EXERCISE REQUIREMENTS:
Answer with one number: the count of lines in the listing below that hold the word "this".

## start MATERIAL PROVIDED

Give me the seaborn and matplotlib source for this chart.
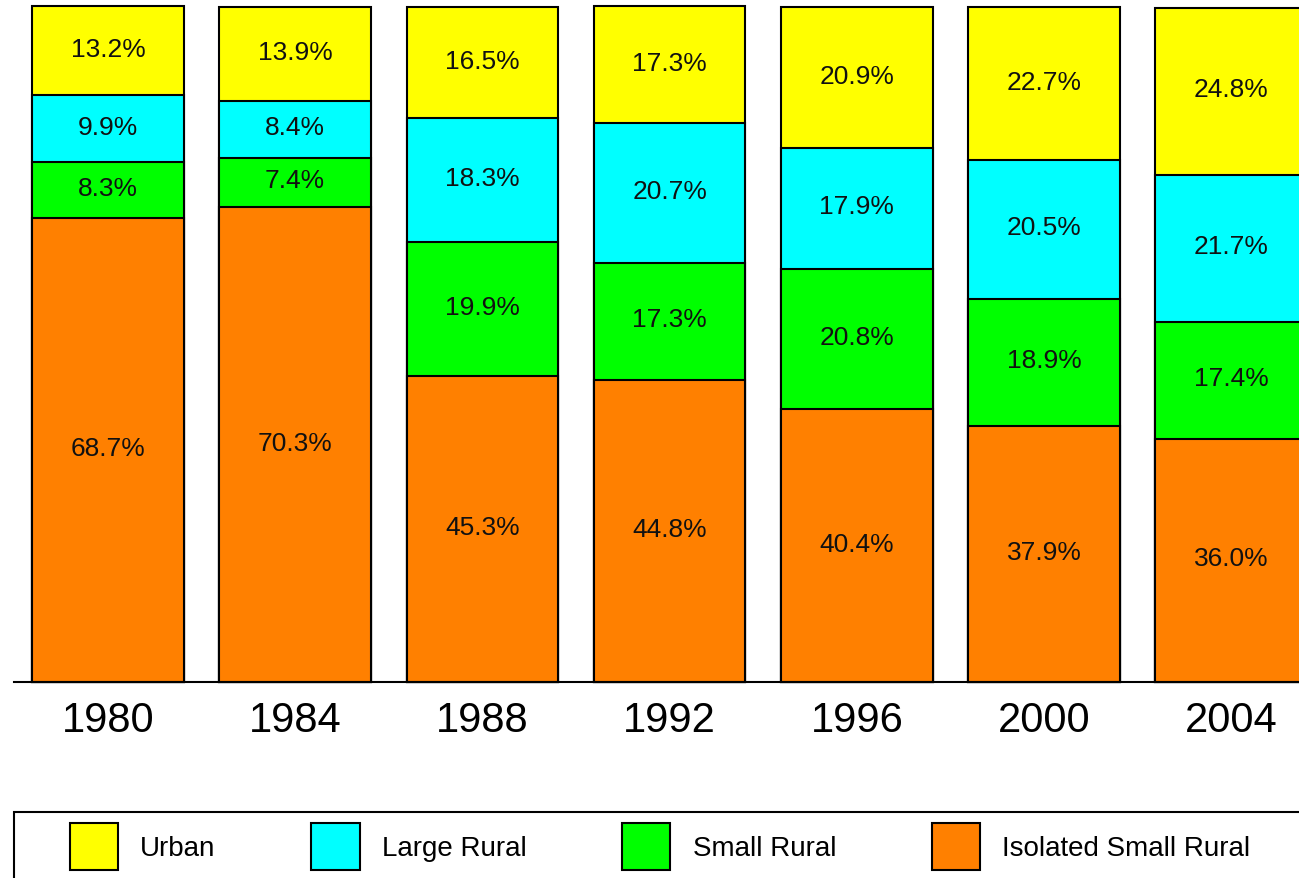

## end MATERIAL PROVIDED
## start MATERIAL PROVIDED

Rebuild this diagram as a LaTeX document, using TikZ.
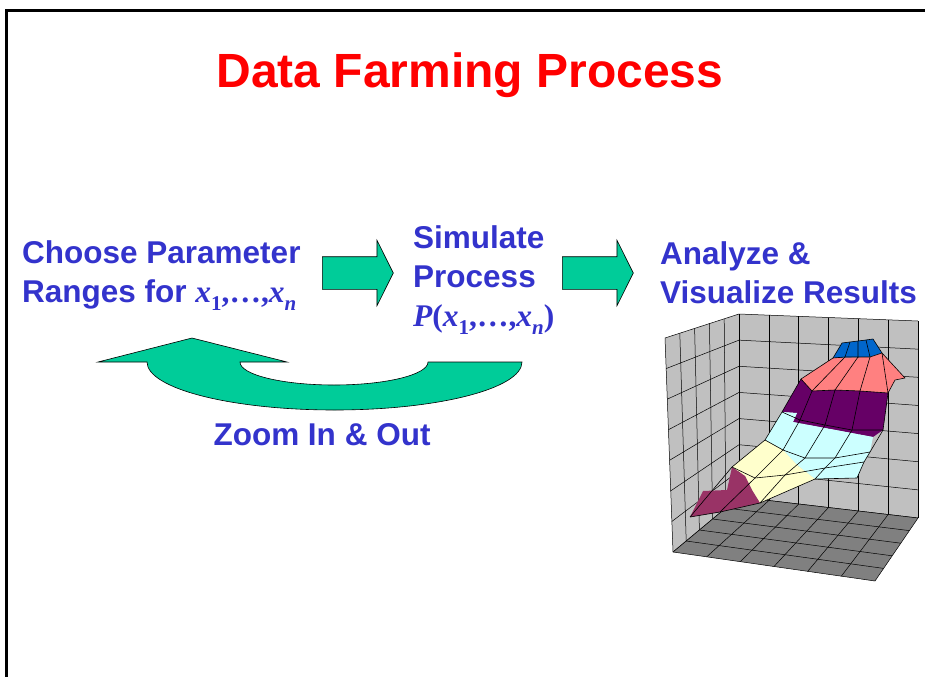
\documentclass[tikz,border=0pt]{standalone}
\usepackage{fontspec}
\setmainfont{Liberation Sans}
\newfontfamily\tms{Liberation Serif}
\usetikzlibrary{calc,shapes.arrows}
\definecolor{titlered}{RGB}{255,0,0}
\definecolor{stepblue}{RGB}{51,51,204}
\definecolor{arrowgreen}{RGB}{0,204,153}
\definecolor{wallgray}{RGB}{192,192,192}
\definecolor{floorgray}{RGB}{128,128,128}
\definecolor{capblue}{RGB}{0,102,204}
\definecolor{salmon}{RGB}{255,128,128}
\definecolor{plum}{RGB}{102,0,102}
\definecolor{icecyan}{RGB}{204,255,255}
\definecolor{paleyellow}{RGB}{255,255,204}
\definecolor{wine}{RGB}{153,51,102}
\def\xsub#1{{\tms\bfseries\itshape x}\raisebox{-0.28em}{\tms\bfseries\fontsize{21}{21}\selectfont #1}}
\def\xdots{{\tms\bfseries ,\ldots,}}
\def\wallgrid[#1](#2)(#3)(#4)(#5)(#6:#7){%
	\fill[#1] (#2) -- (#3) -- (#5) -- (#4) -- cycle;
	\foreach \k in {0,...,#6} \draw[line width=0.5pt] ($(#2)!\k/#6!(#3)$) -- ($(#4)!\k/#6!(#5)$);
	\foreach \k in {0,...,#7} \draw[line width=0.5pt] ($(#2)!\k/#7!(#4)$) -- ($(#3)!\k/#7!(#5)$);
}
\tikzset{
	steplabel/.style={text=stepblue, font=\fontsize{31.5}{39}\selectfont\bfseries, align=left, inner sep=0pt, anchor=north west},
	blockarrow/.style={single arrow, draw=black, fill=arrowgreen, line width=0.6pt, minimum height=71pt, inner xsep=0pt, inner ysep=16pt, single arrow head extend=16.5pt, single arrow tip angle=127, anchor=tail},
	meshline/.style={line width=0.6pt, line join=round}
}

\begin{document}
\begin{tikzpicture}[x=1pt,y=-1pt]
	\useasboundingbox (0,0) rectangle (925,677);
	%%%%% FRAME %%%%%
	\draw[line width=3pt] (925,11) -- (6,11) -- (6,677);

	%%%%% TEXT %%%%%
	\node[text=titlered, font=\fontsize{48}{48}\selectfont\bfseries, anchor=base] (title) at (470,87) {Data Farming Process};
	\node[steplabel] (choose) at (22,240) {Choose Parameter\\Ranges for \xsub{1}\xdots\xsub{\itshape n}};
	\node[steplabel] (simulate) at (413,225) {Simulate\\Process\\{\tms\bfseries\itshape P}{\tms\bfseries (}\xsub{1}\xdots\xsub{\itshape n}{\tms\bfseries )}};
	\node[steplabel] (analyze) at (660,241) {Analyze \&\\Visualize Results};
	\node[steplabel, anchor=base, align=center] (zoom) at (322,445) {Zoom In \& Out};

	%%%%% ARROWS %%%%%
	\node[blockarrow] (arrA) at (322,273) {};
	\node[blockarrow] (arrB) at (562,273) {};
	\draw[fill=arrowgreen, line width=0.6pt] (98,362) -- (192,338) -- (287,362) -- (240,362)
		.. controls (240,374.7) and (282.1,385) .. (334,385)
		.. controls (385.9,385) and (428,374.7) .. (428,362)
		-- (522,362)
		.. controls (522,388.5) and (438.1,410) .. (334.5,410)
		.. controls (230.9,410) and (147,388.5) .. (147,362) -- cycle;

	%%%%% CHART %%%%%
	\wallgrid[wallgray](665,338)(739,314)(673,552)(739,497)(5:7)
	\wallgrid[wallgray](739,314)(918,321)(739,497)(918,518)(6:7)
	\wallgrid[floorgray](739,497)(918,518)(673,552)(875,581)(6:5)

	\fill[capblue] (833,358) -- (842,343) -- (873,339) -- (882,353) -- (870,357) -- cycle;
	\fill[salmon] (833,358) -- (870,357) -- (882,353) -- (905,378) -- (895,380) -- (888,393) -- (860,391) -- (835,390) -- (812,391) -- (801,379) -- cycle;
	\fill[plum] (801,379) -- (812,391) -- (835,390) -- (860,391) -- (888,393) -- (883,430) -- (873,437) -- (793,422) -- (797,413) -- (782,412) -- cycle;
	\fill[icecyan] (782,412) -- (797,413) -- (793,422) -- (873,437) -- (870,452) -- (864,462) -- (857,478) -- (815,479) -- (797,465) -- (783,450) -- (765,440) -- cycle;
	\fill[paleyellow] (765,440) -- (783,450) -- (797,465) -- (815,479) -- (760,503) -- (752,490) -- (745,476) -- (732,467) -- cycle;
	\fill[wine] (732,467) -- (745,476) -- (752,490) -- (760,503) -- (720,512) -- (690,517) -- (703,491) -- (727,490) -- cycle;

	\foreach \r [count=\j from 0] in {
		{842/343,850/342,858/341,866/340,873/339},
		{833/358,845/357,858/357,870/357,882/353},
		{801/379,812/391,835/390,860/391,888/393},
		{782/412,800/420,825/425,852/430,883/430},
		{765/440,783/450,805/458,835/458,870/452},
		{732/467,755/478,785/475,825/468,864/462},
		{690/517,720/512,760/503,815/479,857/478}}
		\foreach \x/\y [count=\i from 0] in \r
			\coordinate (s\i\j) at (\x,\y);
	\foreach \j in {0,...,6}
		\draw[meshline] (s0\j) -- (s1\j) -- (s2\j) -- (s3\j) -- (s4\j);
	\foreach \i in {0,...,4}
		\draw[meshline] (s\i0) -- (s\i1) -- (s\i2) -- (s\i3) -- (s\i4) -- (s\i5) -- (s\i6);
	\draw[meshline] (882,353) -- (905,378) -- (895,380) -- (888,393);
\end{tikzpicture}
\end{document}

## end MATERIAL PROVIDED

ANSWER TO THE TASK:
2